Dinah Hannaford
Associate Professor
Anthropology Undergraduate Program Director
Anthropology
Ph.D., Emory University
Email: drhannaf@central.uh.edu
Office: Old Science Building, Suite 230
Biographical Summary
Dinah Hannaford is a cultural anthropologist whose work centers around the political economy of intimate life. As an experienced ethnographic field researcher with a strong linguistic foundation in French, Italian, and Wolof, Hannaford uses fine-grained ethnography to offer fresh insights into the conditions, challenges and opportunities of the 21st century. With an eye to questions of gender and power, her work provides a substantive contribution to crucial questions about mobility, technology, intimacy and inequality.

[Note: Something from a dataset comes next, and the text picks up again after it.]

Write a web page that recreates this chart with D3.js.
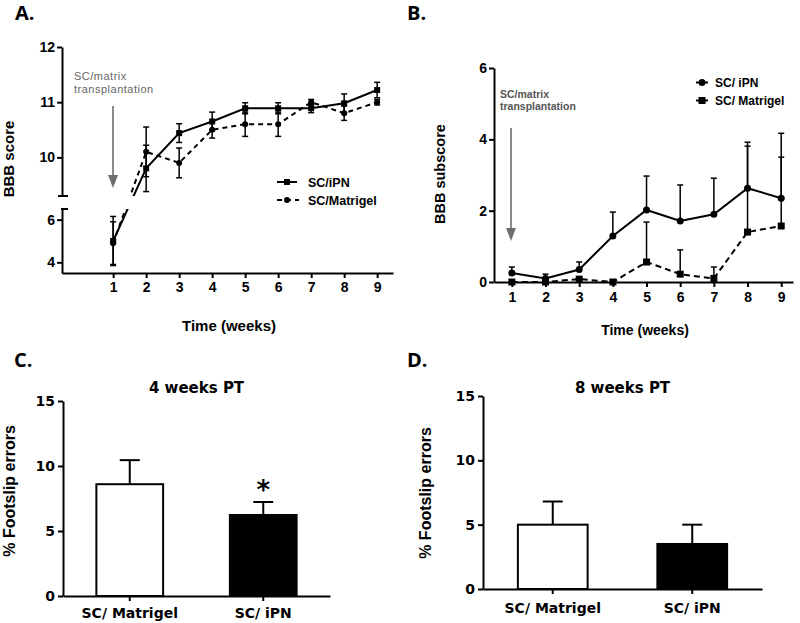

Dr. Hannaford’s first book, Marriage Without Borders: Transnational Spouses in Neoliberal Senegal (University of Pennsylvania Press 2017) draws from over ten years of multi-sited ethnographic research on Senegalese transnational migration and marriage. Marriage Without Borders illustrates how neoliberal policies at home, and global labor restructuring abroad, have profoundly shaped Senegalese understandings of duty, gender, and desire, resulting in the phenomenon of long-distance marriages between Senegalese migrant husbands and non-migrant wives. The book argues that Senegalese transnational marriages mirror larger patterns of new kin formations within the developing world in response to the global economic shifts of late capitalism, virtual connectivity, and global mobility.
Dinah Hannaford is co-editor, with Joanna Davidson, of Opting Out: Women Messing with Marriage Around the World (Rutgers University Press, 2022). Opting Out draws together nuanced ethnographic accounts from diverse locations to demonstrate that there is a global pattern in gender and marital transformations, especially in places where marriage has long been obligatory: women around the world are opting out of marriage. Across diverse geographic contexts in Africa, Asia, and Latin America, this book offers sensitive and powerful portrayals of women as they escape or reshape marriage into more rewarding arrangements. The volume shows how women pave new pathways for intimacy, sociality, and fulfillment as they rearrange marriage, gender relations, and connections with their own kin.
Hannaford’s new research project extends her interest in transnationality, mobility, status, and desire into an examination of study abroad. Together with Dr. Ellen Foley, she is conducting ethnographic research into the racial and gendered power dynamics of American study abroad in Africa.
Selected Publications
Hannaford, Dinah (forthcoming 2023) Aid and the Help: International Development and the Transnational Extraction of Care, Stanford CA: Stanford University Press. [Series: Globalization in Everyday Life]
Hannaford, Dinah (2021) “Human Infrastructure in Expat Spaces of an African City” City and Society. 33 (2).
Hannaford, Dinah (2020) “The Specter of African Mobility” South Central Review. 37 (2-3): 45-57.
Hannaford, Dinah (2020) “Having It All Overseas: Aid Workers and the International Division of Reproductive Labor” Gender, Work and Organization. 27, 565-580.
Hannaford, Dinah (2018) “Easy Access: New Dynamics in Long-Distance African Intimacies” Africa, 88 (4), 645-662.
Hannaford, Dinah (2017) Marriage Without Borders: Transnational Spouses in Neoliberal Senegal, Philadelphia, PA: The University of Pennsylvania Press. [Series: Contemporary Ethnography]
Hannaford, Dinah (2016) “Intimate Remittances: Marriage, Migration, and MoneyGram in Senegal” Africa Today, 62 (3), 93-109.
Hannaford, Dinah (2015) “Technologies of the Spouse: Intimate Surveillance in Senegalese Transnational Marriages” Global Networks 15 (1): 43-59.